LISBON, June 6 (Reuters) - Portugal's centre-right PSD party was expected to work fast on Monday to form a majority coalition government with its traditional allies, the rightist CDS-PP, to implement the country's bailout programme.
PSD's convincing victory on Sunday -- with 39 percent of the vote -- ended months of political uncertainty following the collapse of the minority Socialist government in March when it failed to pass its latest austerity package in parliament.
Submerged in an acute debt and political crisis, Portugal received a 78-billion-euro bailout last month from the European Union and IMF, whose terms include higher taxes, spending cuts and privatizations that will weigh on the economy.
"No time to take a breath ... Today, the PSD and CDS-PP have to start working on a coalition pact and a government that would have enough quality and experience to implement and ambitious but difficult programme," business daily Diario Economico said in an editorial.
CDS-PP leader Paulo Portas said he was ready to rule together with the Social Democrats.
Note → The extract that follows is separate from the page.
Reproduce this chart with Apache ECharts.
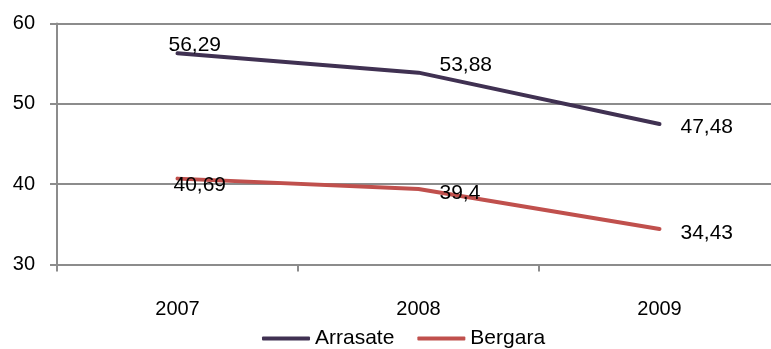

Portuguese stocks opened higher on Monday [ID:nLDE75508M]. The 10-year bond yield rose slightly from Friday's close to 10.45 percent, but analysts expected investors to react positively.
"The biggest risk of hung parliament is out of the way, so we should have a rather safe government, a coalition government. I'd say it is as good as it gets -- there should be positive underlying impact from the election," said David Schnautz, debt strategist at Commerzbank in London.
For election news and analysis, click on [ID:nLDE75409W]
SHOULD BE ABLE TO ACT FAST
A centre-right coalition government should be able quickly to enact reforms and austerity measures included in the bailout, such as sweeping tax rises and deep spending cuts, to reduce Portugal's large deficit and debt. "The next thing to see will be obviously how quick do we get some unpopular decisions and how big is the backlash in the society," Schnautz said.
Portugal faces its highest level of unemployment in three decades and the economy is expected to contract two percent both this year and next, presenting the new government with tough challenges as disposable incomes fall.
The PSD has long defended lower government spending, which the Socialists have managed to reduce only slightly, focussing instead on higher revenues.
The PSD also advocates a smaller role of the state in the economy and privatizations of state companies. Sell-off of state properties is part of the bailout programme.
Filipe Garcia, head of Informacao de Mercados Financeiros consultants in Porto, said the election results were convincing and would help investor sentiment, but economic problems will be there to stay for a long time.
"This major result will allow the right to pass more unpopular measures," Garcia said.
"The PSD has committed itself to implementing the bailout terms and that's what they'll do in the coming months ... But the pact does not solve the country's problems, does not bring growth and the success of the government's economic policy will depend very much on the Europe-wide sovereign debt crisis."
Results showed the PSD won 105 seats while the rightist CDS party obtained 24, allowing the two traditional government allies a strong majority in the 230-seat parliament.
So far there have been few strikes or protests against austerity measures in Portugal, unlike Greece and neighbouring Spain, but analysts say that could change as the recession deepens.